In the latest instalment of Future Imperfect, Sven Johnson has been trying to unearth the roots of a creativity myth.
Why is it that we tend to see the creative professions as the province of the young, when there’s so much evidence to the contrary?
I spend a fair amount of time on design-related forums and, as a relatively senior designer, tend to answer quite a few questions posted by relatively young people considering a design profession. As it turns out – since so few “digital natives” seem to understand what “Search” means – many questions are repeats. One particular repeat goes something like this:
“I’m 27 years old and figure I’m too old to enter a creative profession, but can’t imagine being a [insert profession here] for the rest of my life; is there any chance I could become a [insert creative professional title here]?“
Most repeat questions are irritating, but I’ve read that one so many times it’s now become a source of bewilderment.

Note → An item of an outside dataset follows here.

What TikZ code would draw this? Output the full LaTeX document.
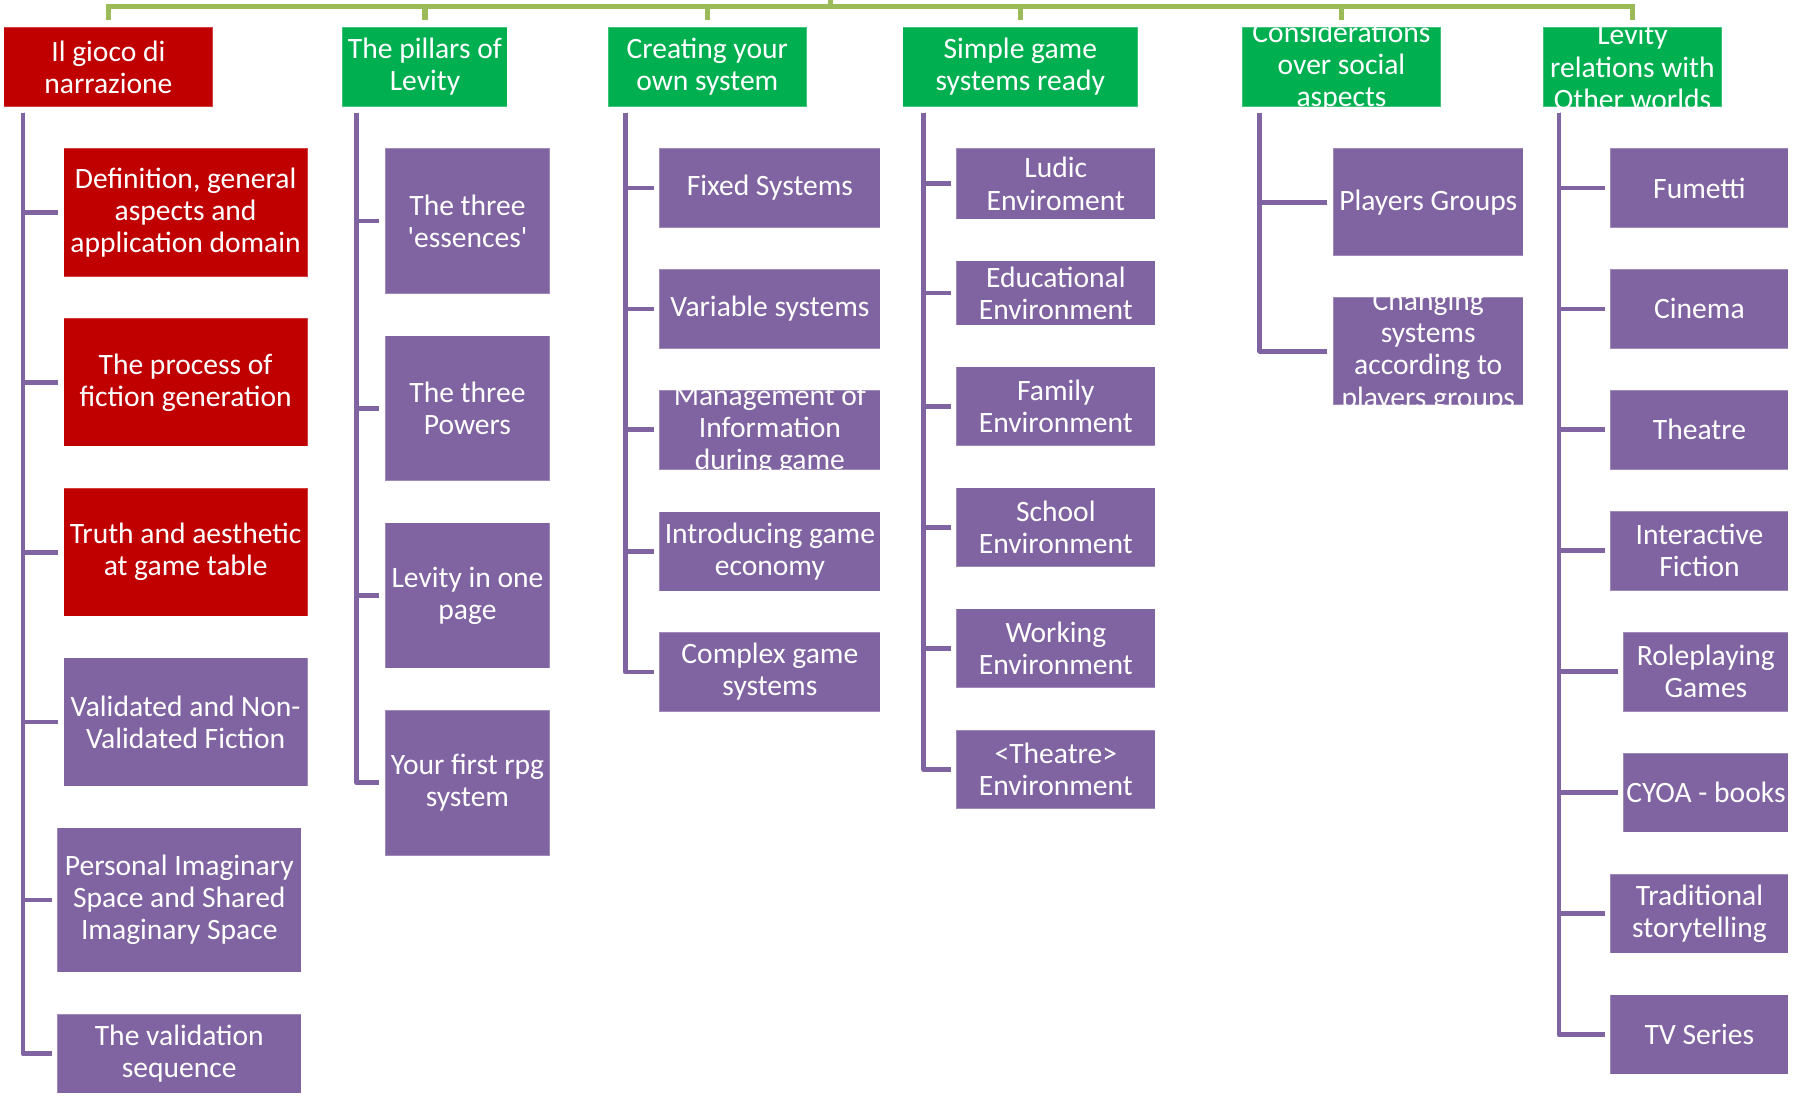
\documentclass[tikz,border=0pt]{standalone}
\usepackage{fontspec}
\setmainfont{Carlito}
\definecolor{nred}{HTML}{C00000}
\definecolor{ngreen}{HTML}{00B050}
\definecolor{npurple}{HTML}{8064A2}
\definecolor{lgreen}{HTML}{9BBB59}
\newcommand\bxfont{\fontsize{12.9pt}{14pt}\selectfont}
% box from corner (x1,y1) to (x2,y2), in picture units
\newcommand\mkbox[7]{%
  \pgfmathsetmacro\bw{(#4-#2)*0.5}%
  \pgfmathsetmacro\bh{(#5-#3)*0.5}%
  \node[#6, minimum width=\bw pt, minimum height=\bh pt] (#1) at ({(#2+#4)/2},{(#3+#5)/2}) {#7};%
}
% same, but the text is clipped to the box
\newcommand\mkclip[7]{%
  \pgfmathsetmacro\bw{(#4-#2)*0.5}%
  \pgfmathsetmacro\bh{(#5-#3)*0.5}%
  \node[#6, minimum width=\bw pt, minimum height=\bh pt,
    path picture={\node[lbl] (#1-txt) at (path picture bounding box.center) {#7};}]
    (#1) at ({(#2+#4)/2},{(#3+#5)/2}) {};%
}
\tikzset{
  base/.style={rectangle, inner sep=0pt, outer sep=0pt, text=white, align=center,
    font=\bxfont, draw=white, draw opacity=0.25, line width=0.5pt},
  redbox/.style={base, fill=nred},
  greenbox/.style={base, fill=ngreen},
  purplebox/.style={base, fill=npurple},
  lbl/.style={text=white, align=center, font=\bxfont, inner sep=0pt},
  gline/.style={draw=lgreen, line width=2.3pt, line join=miter, shorten >=3pt},
  pline/.style={draw=npurple, line width=2.1pt, line join=round, shorten >=2.5pt}
}
\begin{document}
\begin{tikzpicture}[x=0.5pt, y=-0.5pt]
\useasboundingbox (0,0) rectangle (1568,956);

% top level
\mkbox{t1}{3.3}{23.9}{186}{93.1}{redbox}{Il gioco di\\narrazione}
\mkbox{t2}{299}{23.9}{443}{93.1}{greenbox}{The pillars of\\Levity}
\mkbox{t3}{530.8}{23.9}{704.2}{93.1}{greenbox}{Creating your\\own system}
\mkbox{t4}{788}{23.9}{993.5}{93.1}{greenbox}{Simple game\\systems ready}
\mkclip{t5}{1084.4}{23.9}{1258}{93.1}{greenbox}{Considerations\\over social\\aspects}
\mkclip{t6}{1347.4}{23.9}{1503}{93.1}{greenbox}{Levity\\relations with\\Other worlds}

% branch 1
\mkbox{a1}{55.5}{129.5}{268.6}{241.5}{redbox}{Definition, general\\aspects and\\application domain}
\mkbox{a2}{55.5}{277.8}{268.6}{389.8}{redbox}{The process of\\fiction generation}
\mkbox{a3}{55.5}{426.1}{268.6}{538.1}{redbox}{Truth and aesthetic\\at game table}
\mkbox{a4}{55.5}{574.4}{268.6}{686.4}{purplebox}{Validated and Non-\\Validated Fiction}
\mkbox{a5}{50.1}{722.6}{263}{848.8}{purplebox}{Personal Imaginary\\Space and Shared\\Imaginary Space}
\mkbox{a6}{50.1}{885.5}{263}{954.5}{purplebox}{The validation\\sequence}

% branch 2
\mkbox{b1}{336.1}{129.5}{480.1}{256.5}{purplebox}{The three\\\textquotesingle essences\textquotesingle}
\mkbox{b2}{336.1}{293}{480.1}{420}{purplebox}{The three\\Powers}
\mkbox{b3}{336.1}{456.5}{480.1}{583.5}{purplebox}{Levity in one\\page}
\mkbox{b4}{336.1}{620}{480.1}{747}{purplebox}{Your first rpg\\system}

% branch 3
\mkbox{c1}{575.6}{129.5}{768.7}{198.9}{purplebox}{Fixed Systems}
\mkbox{c2}{575.6}{235}{768.7}{304.4}{purplebox}{Variable systems}
\mkclip{c3}{575.6}{340.5}{768.7}{409.9}{purplebox}{Management of\\Information\\during game}
\mkbox{c4}{575.6}{446.7}{768.7}{516.1}{purplebox}{Introducing game\\economy}
\mkbox{c5}{575.6}{552}{768.7}{621.4}{purplebox}{Complex game\\systems}

% branch 4
\mkbox{d1}{835}{129.5}{1008.6}{191.5}{purplebox}{Ludic\\Enviroment}
\mkbox{d2}{835}{227.6}{1008.6}{284}{purplebox}{Educational\\Environment}
\mkbox{d3}{835}{320}{1008.6}{389.4}{purplebox}{Family\\Environment}
\mkbox{d4}{835}{425.7}{1008.6}{495}{purplebox}{School\\Environment}
\mkbox{d5}{835}{531.4}{1008.6}{600.6}{purplebox}{Working\\Environment}
\mkbox{d6}{835}{637.3}{1008.6}{706.3}{purplebox}{\textless Theatre\textgreater\\Environment}

% branch 5
\mkbox{e1}{1163.8}{129.5}{1330}{223.5}{purplebox}{Players Groups}
\mkclip{e2}{1163.8}{259.6}{1330}{353.6}{purplebox}{Changing\\systems\\according to\\players groups}

% branch 6
\mkbox{f1}{1406}{129.5}{1561.4}{198.9}{purplebox}{Fumetti}
\mkbox{f2}{1406}{235}{1561.4}{304.4}{purplebox}{Cinema}
\mkbox{f3}{1406}{340.5}{1561.4}{409.9}{purplebox}{Theatre}
\mkbox{f4}{1406}{446.2}{1561.4}{515.6}{purplebox}{Interactive\\Fiction}
\mkbox{f5}{1417.3}{551.8}{1561.4}{621.2}{purplebox}{Roleplaying\\Games}
\mkbox{f6}{1417.3}{657.4}{1561.4}{726.8}{purplebox}{CYOA - books}
\mkbox{f7}{1406}{763}{1561.4}{832.4}{purplebox}{Traditional\\storytelling}
\mkbox{f8}{1406}{868.6}{1561.4}{938}{purplebox}{TV Series}

% green bus from the root
\coordinate (root) at (725,-8);
\coordinate (bus) at (725,5.8);
\foreach \t in {t1,t2,t3,t4,t5,t6}
  \draw[gline] (root) -- (bus) -| (\t.north);

% purple spines under each top-level box
\coordinate (a-sp) at (20,98.4);
\coordinate (b-sp) at (311.5,98.4);
\coordinate (c-sp) at (546,98.4);
\coordinate (d-sp) at (806.6,98.4);
\coordinate (e-sp) at (1099.8,98.4);
\coordinate (f-sp) at (1361,98.4);
\foreach \c in {a1,a2,a3,a4,a5,a6} \draw[pline] (a-sp) |- (\c.west);
\foreach \c in {b1,b2,b3,b4} \draw[pline] (b-sp) |- (\c.west);
\foreach \c in {c1,c2,c3,c4,c5} \draw[pline] (c-sp) |- (\c.west);
\foreach \c in {d1,d2,d3,d4,d5,d6} \draw[pline] (d-sp) |- (\c.west);
\foreach \c in {e1,e2} \draw[pline] (e-sp) |- (\c.west);
\foreach \c in {f1,f2,f3,f4,f5,f6,f7,f8} \draw[pline] (f-sp) |- (\c.west);
\end{tikzpicture}
\end{document}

I can understand parents steering their children to “safe” careers (even though it seems as if such careers are dwindling in number), but what I don’t understand is something altogether different: the outdated and unsubstantiated belief that creativity – and, by extension, traditionally creative occupations – are for the young. Maybe I’m being dense, but I don’t see a definitive and exclusive connection.
Truth be told – considering some of the uncreative stuff I see in the portfolios of young, newly graduating designers – I can’t imagine how this creative myth ever gained traction. There are plenty of youngsters that seem to me to be so creatively challenged I’m not sure age, experience or a paint-by-numbers set is going to help them.
Furthermore, this bias seems especially odd considering a) it has nothing to do with financial security, b) many people looking to move into such careers often already have “safe” college degrees, and c) there are so many examples disproving it. Consider the following:
- Pablo Picasso‘s amazing “Guernica” was painted when he was in his 50’s.